▸ The exercise:
Reproduce all the lines exactly as they stand, apart from the pictures.
##### Available data #####
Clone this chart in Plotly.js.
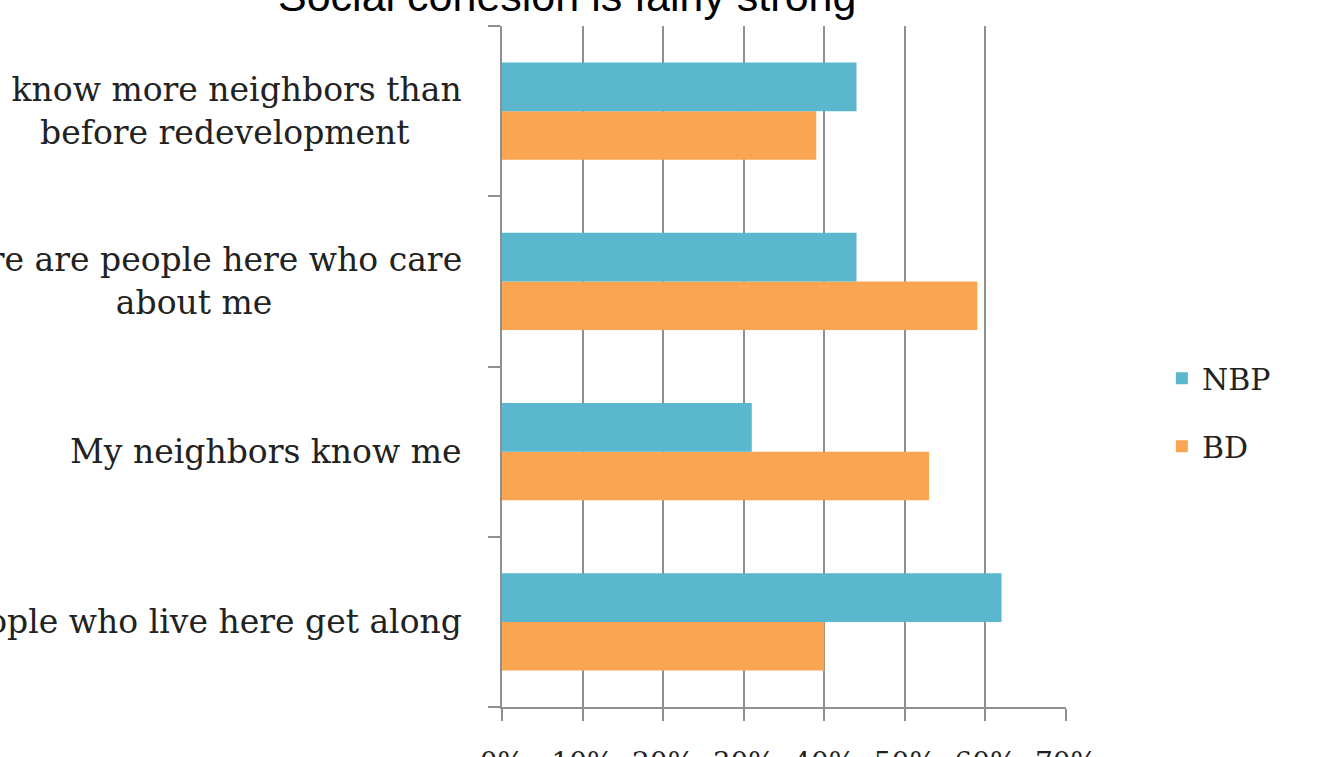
<!DOCTYPE html>
<html>
<head>
<meta charset="utf-8">
<script src="https://cdn.plot.ly/plotly-3.0.1.min.js"></script>
<style>html,body{margin:0;padding:0;background:#fff;}#chart{width:1329px;height:757px;}</style>
</head>
<body>
<div id="chart"></div>
<script>
// Categories listed bottom to top
const categories = [
  "People who live here get along",
  "My neighbors know me",
  "There are people here who care<br>about me",
  "I know more neighbors than<br>before redevelopment"
];
const nbpValues = [0.62, 0.31, 0.44, 0.44];
const bdValues  = [0.40, 0.53, 0.59, 0.39];
const xTickValues = [0, 0.1, 0.2, 0.3, 0.4, 0.5, 0.6, 0.7];
const xTickLabels = ["0%", "10%", "20%", "30%", "40%", "50%", "60%", "70%"];
const seriesNames = ["NBP", "BD"];
const titleText = "Social cohesion is fairly strong";

const serif = "DejaVu Serif, Liberation Serif, serif";

const traces = [
  {type: "bar", orientation: "h", name: seriesNames[1], y: categories, x: bdValues,
   marker: {color: "#F9A552"}, legendgroup: "b", legendrank: 2, hoverinfo: "x+y"},
  {type: "bar", orientation: "h", name: seriesNames[0], y: categories, x: nbpValues,
   marker: {color: "#5AB7CE"}, legendgroup: "a", legendrank: 1, hoverinfo: "x+y"}
];

const annotations = categories.map(c => ({
  xref: "paper", yref: "y", x: 0, y: c, xanchor: "right", yanchor: "middle",
  xshift: -38, text: c, showarrow: false, align: "center",
  font: {family: serif, size: 33, color: "#222"}
}));
annotations.push({
  xref: "paper", yref: "paper", x: 0.115, y: 1, xanchor: "center", yanchor: "bottom",
  yshift: 4, text: titleText, showarrow: false,
  font: {family: "Liberation Sans, Arial, sans-serif", size: 43, color: "#000"}
});

const layout = {
  width: 1329, height: 757,
  margin: {l: 502, r: 263, t: 26, b: 50},
  paper_bgcolor: "#fff", plot_bgcolor: "#fff",
  barmode: "group", bargap: 0.43, bargroupgap: 0,
  xaxis: {range: [0, 0.7], tickvals: xTickValues, ticktext: xTickLabels,
          showgrid: true, gridcolor: "#8f8f8f", gridwidth: 2,
          showline: true, linecolor: "#8f8f8f", linewidth: 2,
          ticks: "outside", ticklen: 12, tickwidth: 2, tickcolor: "#8f8f8f",
          ticklabelstandoff: 17, zeroline: false,
          tickfont: {family: serif, size: 28, color: "#222"}, fixedrange: true},
  yaxis: {type: "category", tickson: "boundaries", showticklabels: false,
          showgrid: false, showline: true, linecolor: "#8f8f8f", linewidth: 2,
          ticks: "outside", ticklen: 12, tickwidth: 2, tickcolor: "#8f8f8f",
          automargin: false, fixedrange: true},
  showlegend: true,
  legend: {x: 1.17, xanchor: "left", y: 0.433, yanchor: "middle", traceorder: "grouped",
           tracegroupgap: 26, bgcolor: "rgba(0,0,0,0)",
           font: {family: serif, size: 30, color: "#222"}},
  annotations: annotations
};

Plotly.newPlot("chart", traces, layout, {displayModeBar: false, responsive: false});
</script>
</body>
</html>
#####
▸ The reply:
Clone this chart in Plotly.js.
<!DOCTYPE html>
<html>
<head>
<meta charset="utf-8">
<script src="https://cdn.plot.ly/plotly-3.0.1.min.js"></script>
<style>html,body{margin:0;padding:0;background:#fff;}#chart{width:1329px;height:757px;}</style>
</head>
<body>
<div id="chart"></div>
<script>
// Categories listed bottom to top
const categories = [
  "People who live here get along",
  "My neighbors know me",
  "There are people here who care<br>about me",
  "I know more neighbors than<br>before redevelopment"
];
const nbpValues = [0.62, 0.31, 0.44, 0.44];
const bdValues  = [0.40, 0.53, 0.59, 0.39];
const xTickValues = [0, 0.1, 0.2, 0.3, 0.4, 0.5, 0.6, 0.7];
const xTickLabels = ["0%", "10%", "20%", "30%", "40%", "50%", "60%", "70%"];
const seriesNames = ["NBP", "BD"];
const titleText = "Social cohesion is fairly strong";

const serif = "DejaVu Serif, Liberation Serif, serif";

const traces = [
  {type: "bar", orientation: "h", name: seriesNames[1], y: categories, x: bdValues,
   marker: {color: "#F9A552"}, legendgroup: "b", legendrank: 2, hoverinfo: "x+y"},
  {type: "bar", orientation: "h", name: seriesNames[0], y: categories, x: nbpValues,
   marker: {color: "#5AB7CE"}, legendgroup: "a", legendrank: 1, hoverinfo: "x+y"}
];

const annotations = categories.map(c => ({
  xref: "paper", yref: "y", x: 0, y: c, xanchor: "right", yanchor: "middle",
  xshift: -38, text: c, showarrow: false, align: "center",
  font: {family: serif, size: 33, color: "#222"}
}));
annotations.push({
  xref: "paper", yref: "paper", x: 0.115, y: 1, xanchor: "center", yanchor: "bottom",
  yshift: 4, text: titleText, showarrow: false,
  font: {family: "Liberation Sans, Arial, sans-serif", size: 43, color: "#000"}
});

const layout = {
  width: 1329, height: 757,
  margin: {l: 502, r: 263, t: 26, b: 50},
  paper_bgcolor: "#fff", plot_bgcolor: "#fff",
  barmode: "group", bargap: 0.43, bargroupgap: 0,
  xaxis: {range: [0, 0.7], tickvals: xTickValues, ticktext: xTickLabels,
          showgrid: true, gridcolor: "#8f8f8f", gridwidth: 2,
          showline: true, linecolor: "#8f8f8f", linewidth: 2,
          ticks: "outside", ticklen: 12, tickwidth: 2, tickcolor: "#8f8f8f",
          ticklabelstandoff: 17, zeroline: false,
          tickfont: {family: serif, size: 28, color: "#222"}, fixedrange: true},
  yaxis: {type: "category", tickson: "boundaries", showticklabels: false,
          showgrid: false, showline: true, linecolor: "#8f8f8f", linewidth: 2,
          ticks: "outside", ticklen: 12, tickwidth: 2, tickcolor: "#8f8f8f",
          automargin: false, fixedrange: true},
  showlegend: true,
  legend: {x: 1.17, xanchor: "left", y: 0.433, yanchor: "middle", traceorder: "grouped",
           tracegroupgap: 26, bgcolor: "rgba(0,0,0,0)",
           font: {family: serif, size: 30, color: "#222"}},
  annotations: annotations
};

Plotly.newPlot("chart", traces, layout, {displayModeBar: false, responsive: false});
</script>
</body>
</html>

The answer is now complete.